(CNSNews.com) – The Chinese government is “drawing all sorts of lessons” from the sanctions imposed on Russia over its invasion of Ukraine, and looking for ways to “insulate their economy” should Beijing face similar measures over any move on Taiwan, FBI Director Christopher Wray said on Wednesday.
“We’ve seen China looking for ways to insulate their economy against potential sanctions, trying to cushion themselves from harm if they do anything to draw the ire of the international community,” he said in a speech to business leaders in London.
“In our world, we call that kind of behavior a clue.”
If China did try to forcibly take over Taiwan, Wray said, “it would represent one of the most horrific business disruptions the world has ever seen.”
Wray noted that a recent Yale study assessed that Western businesses had lost $59 billion in Russia because of the conflict in Ukraine, and added that those losses are growing by the day.
“And if China does invade Taiwan, we could see the same thing again, at a much larger scale,” he said.
“Just as in Russia, Western investments built over years could become hostages, capital stranded, supply chains and relationships disrupted. Companies are caught between sanctions and Chinese law forbidding compliance with them.”
Wray’s remarks on Taiwan came in a broader speech on Chinese government spying on a massive scale, targeting Western businesses, technologies, and intellectual property.
He was joined by Ken McCallum, the director-general of Britain’s domestic intelligence agency, MI5. McCallum said the two agencies had worked closely since both were established more than a century ago, but this was the first time their leaders had ever shared a public platform.
“We’re doing so to send the clearest signal we can on a massive shared challenge – China,” the MI5 chief said.
Wray said that while both the FBI and MI5 were “laser-focused” on the threat posed by Russia, “I want to talk today about another complex, enduring, and pervasive danger to the kinds of innovative businesses we have here in the audience: We consistently see that it’s the Chinese government that poses the biggest long-term threat to our economic and national security.”
“And by ‘our,’ I mean both of our nations, along with our allies in Europe and elsewhere.”
Wray warned the business leaders in the audience that Beijing “is set on stealing your technology – whatever it is that makes your industry tick – and using it to undercut your business and dominate your market.”
“And they’re set on using every tool at their disposal to do it,” he said, citing Chinese government intelligence operations to steal trade secrets, a massively resourced hacking program, and schemes to create business partnerships that “position their proxies to steal valuable technology.”
After the speech, Wray told reporters that he has had no reason to think that China’s “interest in Taiwan has abated in any fashion.”
But he expressed the hope that Beijing would learn lessons about what happens “when you overplay your hand,” which is what he indicated Russia had done in the case of Ukraine – “driving like-minded countries together, in a way that is pretty historic.”
Beijing views Taiwan not as a sovereign country but as a rebellious province whose return to the “one China” is inevitable, and has not ruled out the use of force if necessary to achieve that end.
The carefully-calibrated U.S. policy is that the status quo should not be altered by force, while U.S. law requires the federal government to provide Taiwan with the military means to defend itself against unprovoked aggression.
‘Develop the capability to attack Taiwan’
Tensions in the Taiwan Strait have risen to a higher degree than usual since last fall, with China significantly stepping up sorties of warplanes, including fighter jets and strategic bombers, in the skies near the island.
Rhetoric has also become more heated.
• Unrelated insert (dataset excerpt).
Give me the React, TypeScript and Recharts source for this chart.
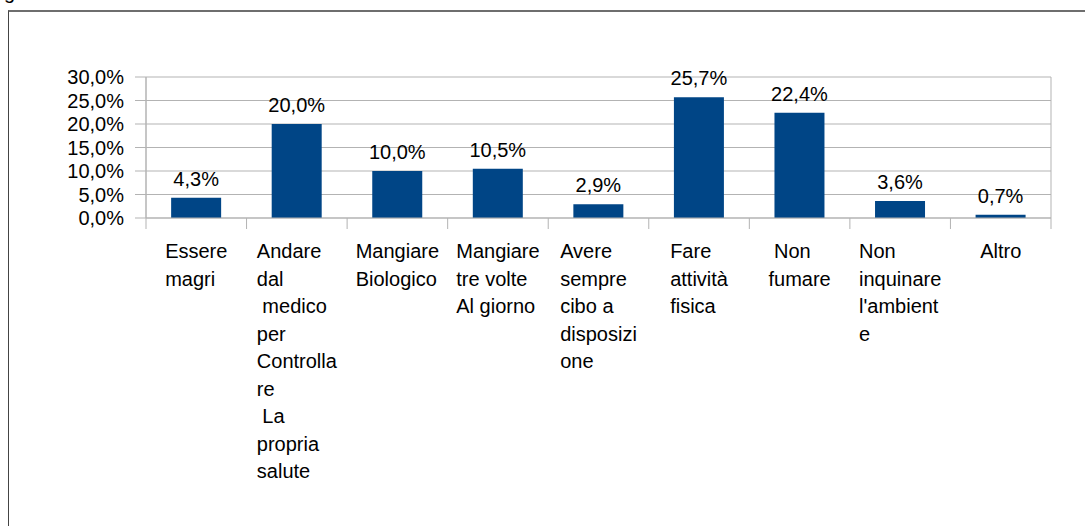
import React from "react";
import {
  BarChart,
  Bar,
  XAxis,
  YAxis,
  CartesianGrid,
  LabelList,
} from "recharts";

// category labels, one entry per line as in the original
const categories: string[][] = [
  ["Essere", "magri"],
  ["Andare", "dal", " medico", "per", "Controlla", "re", " La", "propria", "salute"],
  ["Mangiare", "Biologico"],
  ["Mangiare", "tre volte", "Al giorno"],
  ["Avere", "sempre", "cibo a", "disposizi", "one"],
  ["Fare", "attività", "fisica"],
  [" Non", "fumare"],
  ["Non", "inquinare", "l'ambient", "e"],
  ["Altro"],
];
const values = [4.3, 20.0, 10.0, 10.5, 2.9, 25.7, 22.4, 3.6, 0.7];
const yTicks = [0, 5, 10, 15, 20, 25, 30];

const data = categories.map((lines, i) => ({
  name: lines.join("\n"),
  value: values[i],
}));

const W = 1085;
const H = 526;
const PLOT_LEFT = 146;
const PLOT_RIGHT = 1051;
const PLOT_TOP = 77;
const PLOT_BOTTOM = 218;
const BAND = (PLOT_RIGHT - PLOT_LEFT) / categories.length;

const FONT = '"Liberation Sans", Arial, sans-serif';
const FONT_SIZE = 20;
const GRID = "#b3b3b3";

const fmt = (v: number) => v.toFixed(1).replace(".", ",") + "%";

let ctx: CanvasRenderingContext2D | null = null;
const measure = (s: string) => {
  if (!ctx) ctx = document.createElement("canvas").getContext("2d");
  if (!ctx) return s.length * 10;
  ctx.font = `${FONT_SIZE}px "Liberation Sans"`;
  return ctx.measureText(s).width;
};

// eslint-disable-next-line @typescript-eslint/no-explicit-any
const CategoryTick = (props: any) => {
  const { x, y, index, payload } = props;
  const lines: string[] = String(payload.value).split("\n");
  const blockW = Math.max(...lines.map(measure));
  const start = x - blockW / 2;
  return (
    <g>
      <line x1={x - BAND / 2} y1={y} x2={x - BAND / 2} y2={y + 11} stroke={GRID} />
      {index === categories.length - 1 && (
        <line x1={x + BAND / 2} y1={y} x2={x + BAND / 2} y2={y + 11} stroke={GRID} />
      )}
      <text
        fontFamily={FONT}
        fontSize={FONT_SIZE}
        fill="#000"
        textAnchor="start"
        style={{ whiteSpace: "pre" }}
      >
        {lines.map((l, i) => (
          <tspan key={i} x={start} y={y + 40 + i * 27.5}>
            {l}
          </tspan>
        ))}
      </text>
    </g>
  );
};

export default function App() {
  return (
    <div
      style={{
        position: "absolute",
        left: 0,
        top: 0,
        width: W,
        height: H,
        overflow: "hidden",
        background: "#fff",
        fontFamily: FONT,
      }}
    >
      <span
        style={{
          position: "absolute",
          left: 4,
          top: -17,
          fontSize: FONT_SIZE,
          lineHeight: "19px",
        }}
      >
        g
      </span>
      <div
        style={{
          position: "absolute",
          left: 8,
          top: 10,
          width: 1200,
          height: 700,
          borderLeft: "1px solid #444",
          borderTop: "2px solid #6e6e6e",
        }}
      />
      <div style={{ position: "absolute", left: 0, top: 0 }}>
        <BarChart
          width={W}
          height={H}
          data={data}
          margin={{ top: PLOT_TOP, right: W - PLOT_RIGHT, left: 0, bottom: 0 }}
          barCategoryGap="25%"
        >
          <CartesianGrid
            stroke={GRID}
            verticalPoints={[PLOT_LEFT, PLOT_RIGHT]}
          />
          <XAxis
            dataKey="name"
            height={H - PLOT_BOTTOM}
            tickLine={false}
            tickSize={0}
            tickMargin={0}
            axisLine={{ stroke: GRID }}
            interval={0}
            tick={<CategoryTick />}
          />
          <YAxis
            width={PLOT_LEFT}
            domain={[0, 30]}
            ticks={yTicks}
            interval={0}
            tickFormatter={fmt}
            tickSize={11}
            tickMargin={11}
            tickLine={{ stroke: GRID }}
            axisLine={{ stroke: GRID }}
            tick={{ fill: "#000", fontSize: FONT_SIZE, fontFamily: FONT }}
          />
          <Bar dataKey="value" fill="#004586" isAnimationActive={false}>
            <LabelList
              dataKey="value"
              position="top"
              offset={12}
              formatter={(v: number) => fmt(v)}
              fill="#000"
              fontSize={FONT_SIZE}
              fontFamily={FONT}
            />
          </Bar>
        </BarChart>
      </div>
    </div>
  );
}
President Biden raised eyebrows when, during a visit to the region in May, he replied “yes” when asked if he was willing “to get involved militarily to defend Taiwan” if China invaded. (The White House said afterwards Biden was not outlining a change in policy regarding Taiwan.)
Last month China’s defense minister warned – at an international security conference attended by Defense Secretary Gen. Lloyd Austin – that China “will fight to the very end” any attempt to “split Taiwan from China.”
Earlier this week, chairman of the Joint Chiefs of Staff Gen. Mark Milley said the U.S. was watching the situation “very closely,” but that there were no indications or warnings that a Chinese attack on Taiwan was imminent.
“In terms of capability I think China clearly is developing a capability,” Milley told the BBC.
“President Xi [Jinping] has mentioned that in public forums, he’s mentioned it in speeches, that he has challenged the PLA [People's Liberation Army] to develop the capability to attack Taiwan at some point in time,” he said.
“And whether they would or not, though, is a political choice, a policy choice. And that will be based off of how the Chinese view the cost-risk benefit at the time.”
Secretary of State Antony Blinken will meet his Chinese counterpart Wang Yi on the sidelines of a G20 ministerial in Bali this week.
Asked Wednesday if Taiwan will be discussed in the Blinken-Wang meeting, Chinese foreign ministry spokesman Zhao Lijian did not answer directly, but said that the Taiwan question “has always been the most important and sensitive issue in China-U.S. relations.
He demanded that the U.S. abide by its previous commitments regarding Taiwan, “stop encouraging and supporting Taiwan independence, and take concrete actions to safeguard the political foundation of China-U.S. relations.”